Esse fator pode até impedir muita gente de praticar esportes e atividades físicas quando envelhece, mesmo quando não há grandes pretensões competitivas, de acordo com Santos. Segundo ele, embora a prática esportiva entre idosos venha aumentando em alguns lugares do Brasil, tratam-se de bolhas que não representam a realidade do país. “No processo do envelhecimento, praticar esporte é fundamental para a prevenção e tratamento de doenças, além de ser um instrumento poderosíssimo de socialização, adequação e inclusão social”, afirma o geriatra.

Ser adepto de algum esporte no cotidiano, no entanto, difere do esporte olímpico na mesma proporção que entre ser professor de química e ganhar um Nobel na área, segundo Rubio. Como se trata de uma trajetória com limitações de idade, ela defende a importância do atleta pensar na carreira como um todo, traçando planos para o que pretende fazer após deixar de competir.

“É preciso diversificar as atividades para chegar na transição de carreira com saúde. Isso não vai se dar só no momento em que a pessoa decide parar, mas ao longo de toda a carreira. Os atletas que passam a viver de forma saudável depois foram aqueles que se prepararam para parar”, afirma a psicóloga.
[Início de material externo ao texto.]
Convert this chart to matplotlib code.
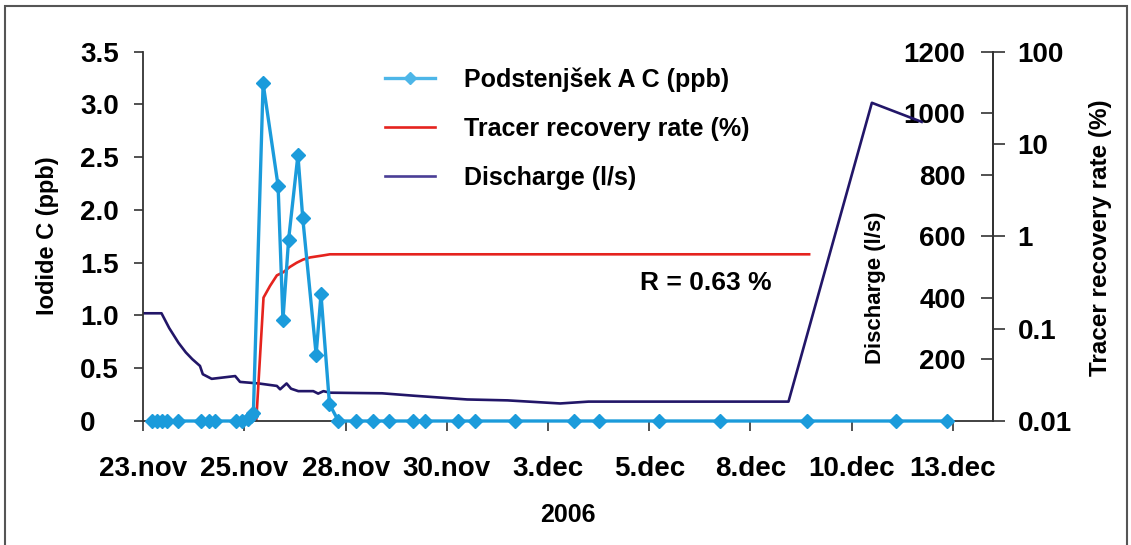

Após as Olimpíadas, Gattaz ainda competiu com a seleção no Campeonato Mundial de Vôlei de 2022, levando outra medalha de prata para casa aos 41 anos. Recentemente, a jogadora disputou sua última final da Superliga no Minas, clube onde jogou nos últimos dez anos, e de onde saiu mais uma vez campeã. Mas ela ainda não se aposentou das quadras. Na próxima temporada, deve defender o Praia Clube, que foi o grande rival da final.

“Acho que agora vai ser temporada a temporada, eu vou entendendo como está a atual situação e minhas expectativas”, afirma a jogadora. Dessa vez Gattaz não foi convocada, mas está em Paris junto ao Time Brasil como produtora de conteúdo, para mostrar os bastidores dos atletas do país. “É uma experiência nova. Vou ver um pouco do lado de fora da coisa, porque hoje eu já sei como é lá dentro.”